Reference no: EM132596273
In the Nestle - Hsu Fu Chi deal, the agreement called for Nestlé initially to buy 43.5% of the firm's shares from independent shareholders (i.e., non-founding family and noninstitutional investors) for 4.35 Singapore dollars (equivalent to $3.56 per share), a 24.7 % premium over the six months ending on July 1, 2011, and a 16.5% stake from the Hsu family. Hsu Fu Chi's current CEO and chairman, Mr. Hsu Chen, would continue to manage the firm.

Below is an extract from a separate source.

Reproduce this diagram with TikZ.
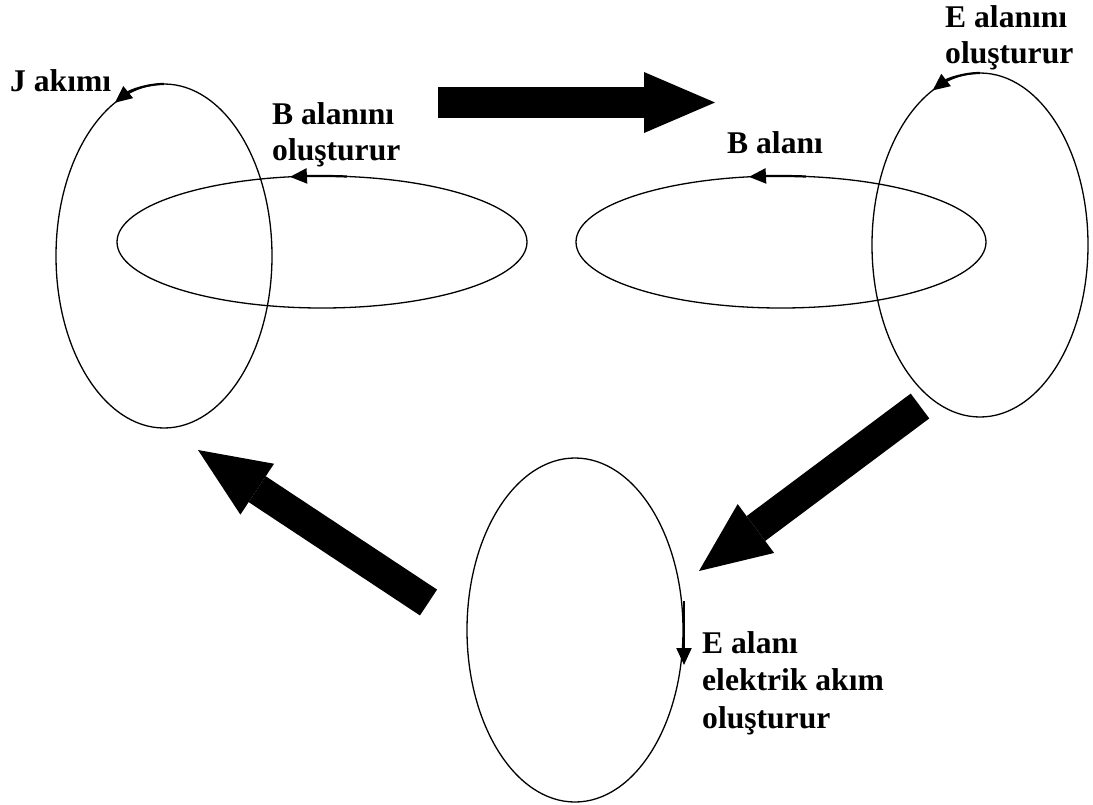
\documentclass[tikz,border=0pt]{standalone}
\usepackage{fontspec}
\setmainfont{Liberation Serif}
\usetikzlibrary{arrows.meta, shapes.geometric}

\begin{document}
\begin{tikzpicture}[x=1pt, y=-1pt,
    ring/.style={draw, ellipse, line width=1.3pt, inner sep=0pt, outer sep=0pt},
    tall/.style={ring, minimum width=216pt, minimum height=344pt},
    flat/.style={ring, minimum width=410pt, minimum height=132pt},
    lab/.style={anchor=base west, inner sep=0pt, align=left, font=\bfseries\fontsize{31.6}{36}\selectfont},
    spin/.style={line width=2.2pt, -{Triangle[length=17pt, width=15pt]}},
    bigarrow/.style={line width=31pt, -{Triangle[length=71pt, width=61pt, line width=0pt]}}]
    \useasboundingbox (0,0) rectangle (1093,804);
    % rings
    \node[tall] (jring) at (164,256) {};
    \node[flat] (bring1) at (322,242) {};
    \node[flat] (bring2) at (781,242) {};
    \node[tall] (ering1) at (980,245) {};
    \node[tall] (ering2) at (575,630) {};
    % directions on the rings
    \draw[spin] (jring.north) arc[start angle=270, end angle=243, x radius=108, y radius=172];
    \draw[spin] (bring1.center) ++(25,-65.5) arc[start angle=277, end angle=261, x radius=205, y radius=66];
    \draw[spin] (bring2.center) ++(25,-65.5) arc[start angle=277, end angle=261, x radius=205, y radius=66];
    \draw[spin] (ering1.north) arc[start angle=270, end angle=244, x radius=108, y radius=172];
    \draw[spin] (ering2.east) ++(1,-29) -- ++(0,64);
    % labels (base = last line)
    \node[lab] (jlab) at (10,91) {J akımı};
    \node[lab] (blab1) at (272,160) {B alanını\\oluşturur};
    \node[lab] (blab2) at (727,153) {B alanı};
    \node[lab] (elab1) at (945,63) {E alanını\\oluşturur};
    \node[lab, font=\bfseries\fontsize{31.6}{37.5}\selectfont] (elab2) at (702,728) {E alanı\\elektrik akım\\oluşturur};
    % big arrows
    \coordinate (t1) at (438,102.5);
    \coordinate (t2) at (715,102.5);
    \coordinate (r1) at (920,406);
    \coordinate (r2) at (699,571);
    \coordinate (l1) at (428.5,602.5);
    \coordinate (l2) at (198,450);
    \path[bigarrow]
    (t1) edge (t2)
    (r1) edge (r2)
    (l1) edge (l2);
\end{tikzpicture}
\end{document}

Nestle paid 3.3 times Hsu Fu Chi's 2010 annual revenue, as compared to the following precedent transactions multiples:
U.S. based Kraft Foods paid 2.4 times revenue for British candy maker, Cadbury, in 2010
U.S. based Mars Candy Company acquired U.S. gum manufacturer Wrigley Corporation for 4.2 times revenue in 2008
French food manufacturer purchased Dutch rival, Numico, for 4.5 times sales in 2007
Nestlé justified the multiple of revenue it paid by noting that the investment in Hsu Fu Chi provides an opportunity to become the top player in this high-growth market. In addition, Hsu Fu Chi provides a platform for future acquisitions that could in concept be relatively easily added to its Chinese confectionary operations.
Do you believe that multiples of revenue paid by other food companies is a good means of determining the true value of Hsu Fu Chi? Why? Why not?